The international organization approved a resolution rejecting this measure. Secretary General, Luis Almagro, said that a situation like this had never happened before during other dictatorships. In fact, it would also be the first time that the regime seizes a diplomatic headquarters, which creates a bad precedent in a region where other regimes view the Inter-American organization with bad eyes.
The new Piñata
This wave of confiscations is reminiscent of the one carried out by the first Sandinista government in the 1980s, known as “La Piñata”, when party leaders expropriated homes and properties.
Daniel Ortega himself confiscated Jaime Morales Carazo’s house where he lives. Morales Carazo, at the time, was a Somocista, who would later become Ortega’s vice president when he returned to power in 2007.

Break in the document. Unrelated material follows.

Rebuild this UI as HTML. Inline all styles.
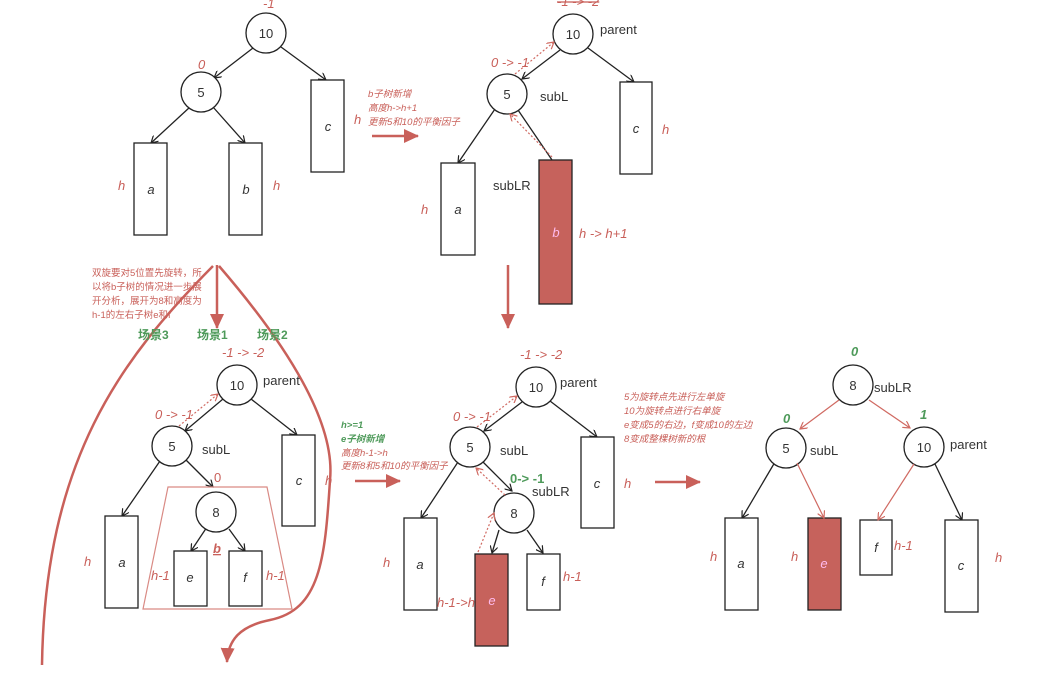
<!DOCTYPE html>
<html><head><meta charset="utf-8"><style>
html,body{margin:0;padding:0;background:#fff;}
svg{display:block;}
text{font-family:"Liberation Sans","Noto Sans CJK SC",sans-serif;}
.n{font-size:13px;fill:#333;text-anchor:middle;}
.lb{font-size:13px;fill:#333;}
.it{font-style:italic;font-size:13px;fill:#333;text-anchor:middle;}
.r{fill:#c9605a;font-style:italic;font-size:13px;}
.rs{fill:#c9605a;font-style:italic;font-size:9.5px;}
.g{fill:#4e9a5a;font-weight:bold;font-size:12px;}
.gi{fill:#4e9a5a;font-weight:bold;font-style:italic;font-size:13px;}
</style></head><body>
<svg width="1039" height="674" viewBox="0 0 1039 674" xmlns="http://www.w3.org/2000/svg">
<defs>
<marker id="k" markerWidth="8" markerHeight="8" refX="7" refY="4" orient="auto" markerUnits="userSpaceOnUse"><path d="M0,0 L7,4 L0,8" fill="none" stroke="#222" stroke-width="1.2"/></marker>
<marker id="rk" markerWidth="8" markerHeight="8" refX="7" refY="4" orient="auto" markerUnits="userSpaceOnUse"><path d="M0,0 L7,4 L0,8" fill="none" stroke="#d06a62" stroke-width="1.2"/></marker>
<marker id="big" markerWidth="16" markerHeight="14" refX="14" refY="7" orient="auto" markerUnits="userSpaceOnUse"><path d="M0,0 L15,7 L0,14 Z" fill="#c9605a"/></marker>
</defs>
<g stroke="#222" stroke-width="1.3" fill="#fff">
<!-- tree1 -->
<line x1="253" y1="48" x2="214" y2="78" marker-end="url(#k)"/>
<line x1="281" y1="47" x2="326" y2="80" marker-end="url(#k)"/>
<line x1="190" y1="107" x2="151" y2="143" marker-end="url(#k)"/>
<line x1="213" y1="107" x2="245" y2="143" marker-end="url(#k)"/>
<circle cx="266" cy="33" r="20"/><circle cx="201" cy="92" r="20"/>
<rect x="311" y="80" width="33" height="92"/><rect x="134" y="143" width="33" height="92"/><rect x="229" y="143" width="33" height="92"/>
<!-- tree2 -->
<line x1="560" y1="50" x2="522" y2="79" marker-end="url(#k)"/>
<line x1="588" y1="48" x2="634" y2="82" marker-end="url(#k)"/>
<line x1="495" y1="109" x2="458" y2="163" marker-end="url(#k)"/>
<line x1="518" y1="110" x2="552" y2="160"/>
<circle cx="573" cy="34" r="20"/><circle cx="507" cy="94" r="20"/>
<rect x="620" y="82" width="32" height="92"/><rect x="441" y="163" width="34" height="92"/>
<rect x="539" y="160" width="33" height="144" fill="#c6625c"/>
<!-- tree3 -->
<line x1="223" y1="399" x2="185" y2="431" marker-end="url(#k)"/>
<line x1="251" y1="399" x2="297" y2="435" marker-end="url(#k)"/>
<line x1="160" y1="461" x2="122" y2="516" marker-end="url(#k)"/>
<line x1="186" y1="460" x2="213" y2="487" marker-end="url(#k)"/>
<line x1="207" y1="527" x2="191" y2="551" marker-end="url(#k)"/>
<line x1="229" y1="529" x2="245" y2="551" marker-end="url(#k)"/>
<circle cx="237" cy="385" r="20"/><circle cx="172" cy="446" r="20"/><circle cx="216" cy="512" r="20"/>
<rect x="282" y="435" width="33" height="91"/><rect x="105" y="516" width="33" height="92"/>
<rect x="174" y="551" width="33" height="55"/><rect x="229" y="551" width="33" height="55"/>
<!-- tree4 -->
<line x1="522" y1="402" x2="484" y2="431" marker-end="url(#k)"/>
<line x1="550" y1="401" x2="597" y2="437" marker-end="url(#k)"/>
<line x1="458" y1="462" x2="421" y2="518" marker-end="url(#k)"/>
<line x1="483" y1="462" x2="512" y2="491" marker-end="url(#k)"/>
<line x1="499" y1="530" x2="492" y2="553" marker-end="url(#k)"/>
<line x1="527" y1="530" x2="543" y2="553" marker-end="url(#k)"/>
<circle cx="536" cy="387" r="20"/><circle cx="470" cy="447" r="20"/><circle cx="514" cy="513" r="20"/>
<rect x="581" y="437" width="33" height="91"/><rect x="404" y="518" width="33" height="92"/>
<rect x="475" y="554" width="33" height="92" fill="#c6625c"/><rect x="527" y="554" width="33" height="56"/>
<!-- tree5 -->
<line x1="934" y1="462" x2="962" y2="520" marker-end="url(#k)"/>
<line x1="775" y1="462" x2="742" y2="518" marker-end="url(#k)"/>
<circle cx="853" cy="385" r="20"/><circle cx="786" cy="448" r="20"/><circle cx="924" cy="447" r="20"/>
<rect x="725" y="518" width="33" height="92"/><rect x="808" y="518" width="33" height="92" fill="#c6625c"/>
<rect x="860" y="520" width="32" height="55"/><rect x="945" y="520" width="33" height="92"/>
</g>
<!-- red connectors tree5 -->
<g stroke="#d06a62" stroke-width="1.2" fill="none">
<line x1="839" y1="400" x2="800" y2="429" marker-end="url(#rk)"/>
<line x1="869" y1="400" x2="910" y2="428" marker-end="url(#rk)"/>
<line x1="797" y1="463" x2="824" y2="518" marker-end="url(#rk)"/>
<line x1="914" y1="464" x2="878" y2="520" marker-end="url(#rk)"/>
<polygon points="168,487 267,487 292,609 143,609" stroke="#d98a84"/>
</g>
<!-- dotted -->
<g stroke="#d06a62" stroke-width="1.2" fill="none" stroke-dasharray="2,2">
<line x1="515" y1="74" x2="554" y2="42" marker-end="url(#rk)"/>
<line x1="552" y1="157" x2="510" y2="114" marker-end="url(#rk)"/>
<line x1="179" y1="426" x2="218" y2="394" marker-end="url(#rk)"/>
<line x1="477" y1="427" x2="517" y2="396" marker-end="url(#rk)"/>
<line x1="505" y1="495" x2="476" y2="468" marker-end="url(#rk)"/>
<line x1="478" y1="552" x2="494" y2="513" marker-end="url(#rk)"/>
</g>
<!-- big red arrows -->
<g stroke="#c9605a" stroke-width="2.5" fill="none">
<line x1="372" y1="136" x2="418" y2="136" marker-end="url(#big)"/>
<line x1="508" y1="265" x2="508" y2="328" marker-end="url(#big)"/>
<line x1="217" y1="265" x2="217" y2="328" marker-end="url(#big)"/>
<line x1="355" y1="481" x2="400" y2="481" marker-end="url(#big)"/>
<line x1="655" y1="482" x2="700" y2="482" marker-end="url(#big)"/>
<path d="M213,266 C120,360 45,460 42,665"/>
<path d="M219,266 C300,360 335,430 330,480 C325,560 320,610 270,620 C240,626 228,640 227,662" marker-end="url(#big)"/>
</g>
<!-- node text -->
<text class="n" x="266" y="38">10</text><text class="n" x="201" y="97">5</text>
<text class="n" x="573" y="39">10</text><text class="n" x="507" y="99">5</text>
<text class="n" x="237" y="390">10</text><text class="n" x="172" y="451">5</text><text class="n" x="216" y="517">8</text>
<text class="n" x="536" y="392">10</text><text class="n" x="470" y="452">5</text><text class="n" x="514" y="518">8</text>
<text class="n" x="853" y="390">8</text><text class="n" x="786" y="453">5</text><text class="n" x="924" y="452">10</text>
<text class="it" x="328" y="131">c</text><text class="it" x="151" y="194">a</text><text class="it" x="246" y="194">b</text>
<text class="it" x="636" y="133">c</text><text class="it" x="458" y="214">a</text><text class="it" x="556" y="237" fill="#fff" style="fill:#fbe">b</text>
<text class="it" x="299" y="485">c</text><text class="it" x="122" y="567">a</text><text class="it" x="190" y="582">e</text><text class="it" x="245" y="582">f</text>
<text class="it" x="597" y="488">c</text><text class="it" x="420" y="569">a</text><text class="it" x="492" y="605" style="fill:#fbe">e</text><text class="it" x="543" y="586">f</text>
<text class="it" x="741" y="568">a</text><text class="it" x="824" y="568" style="fill:#fbe">e</text><text class="it" x="876" y="552">f</text><text class="it" x="961" y="570">c</text>
<!-- labels -->
<text class="lb" x="600" y="34">parent</text><text class="lb" x="540" y="101">subL</text><text class="lb" x="493" y="190">subLR</text>
<text class="lb" x="263" y="385">parent</text><text class="lb" x="202" y="454">subL</text>
<text class="lb" x="560" y="387">parent</text><text class="lb" x="500" y="455">subL</text><text class="lb" x="532" y="496">subLR</text>
<text class="lb" x="874" y="392">subLR</text><text class="lb" x="810" y="455">subL</text><text class="lb" x="950" y="449">parent</text>
<!-- red italics -->
<text class="r" x="263" y="8">-1</text><text class="r" x="198" y="69">0</text>
<text class="r" x="354" y="124">h</text><text class="r" x="118" y="190">h</text><text class="r" x="273" y="190">h</text>
<text class="r" x="557" y="6" text-decoration="line-through">-1 -&gt; -2</text>
<text class="r" x="491" y="67">0 -&gt; -1</text>
<text class="r" x="662" y="134">h</text><text class="r" x="421" y="214">h</text>
<text class="r" x="579" y="238">h -&gt; h+1</text>
<text class="rs" x="368" y="97">b子树新增</text><text class="rs" x="368" y="111">高度h-&gt;h+1</text><text class="rs" x="368" y="125">更新5和10的平衡因子</text>
<text class="rs" x="92" y="276" style="font-style:normal">双旋要对5位置先旋转，所</text>
<text class="rs" x="92" y="290" style="font-style:normal">以将b子树的情况进一步展</text>
<text class="rs" x="92" y="304" style="font-style:normal">开分析，展开为8和高度为</text>
<text class="rs" x="92" y="318" style="font-style:normal">h-1的左右子树e和f</text>
<text class="g" x="138" y="339">场景3</text><text class="g" x="197" y="339">场景1</text><text class="g" x="257" y="339">场景2</text>
<text class="r" x="222" y="357">-1 -&gt; -2</text><text class="r" x="155" y="419">0 -&gt; -1</text>
<text class="r" x="214" y="482" style="font-style:normal">0</text>
<text class="r" x="325" y="485">h</text><text class="r" x="84" y="566">h</text>
<text class="r" x="151" y="580">h-1</text><text class="r" x="266" y="580">h-1</text>
<text class="r" x="213" y="553" text-decoration="underline" style="font-weight:bold">b</text>
<text class="gi" x="341" y="428" style="font-size:9.5px">h&gt;=1</text>
<text class="gi" x="341" y="442" style="font-size:9.5px">e子树新增</text>
<text class="rs" x="341" y="456">高度h-1-&gt;h</text><text class="rs" x="341" y="469">更新8和5和10的平衡因子</text>
<text class="r" x="520" y="359">-1 -&gt; -2</text><text class="r" x="453" y="421">0 -&gt; -1</text>
<text class="gi" x="510" y="483" style="font-style:normal">0-&gt; -1</text>
<text class="r" x="624" y="488">h</text><text class="r" x="383" y="567">h</text>
<text class="r" x="437" y="607">h-1-&gt;h</text><text class="r" x="563" y="581">h-1</text>
<text class="rs" x="624" y="400">5为旋转点先进行左单旋</text><text class="rs" x="624" y="414">10为旋转点进行右单旋</text>
<text class="rs" x="624" y="428">e变成5的右边，f变成10的左边</text><text class="rs" x="624" y="442">8变成整棵树新的根</text>
<text class="gi" x="851" y="356">0</text><text class="gi" x="783" y="423">0</text><text class="gi" x="920" y="419">1</text>
<text class="r" x="710" y="561">h</text><text class="r" x="791" y="561">h</text><text class="r" x="894" y="550">h-1</text><text class="r" x="995" y="562">h</text>
</svg>
</body></html>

The first “Piñata”, as was to be expected, caused serious judicial problems that resulted in a debt of more than 2.2 billion dollars, which Nicaraguans continue to pay through taxes.
The payment of the “Piñata” has been through Indemnity Payment Bonds (BPI), which were incorporated to the General Budget of the Republic since 1998 to finance the indemnifications of those affected by the first “Piñata” of the Sandinista Front.
Economist Enrique Sáenz, who was also included in the list of 94 denationalized and confiscated persons, considers that the confiscations show that at the head of the regime there is “a mafia-like and irrational gang”.
Saenz said that “Nicaraguans continue to pay for the abuses of the 1980s, and now they are imposing a new burden on the future”.
For Felix Maradiaga, a commitment must be made that when democracy is reestablished in Nicaragua, “everything stolen must be returned to its owners”. Maradiaga considers that it should not be the taxpayers who should pay for the stolen goods, but “all those who benefited from what belonged to others”.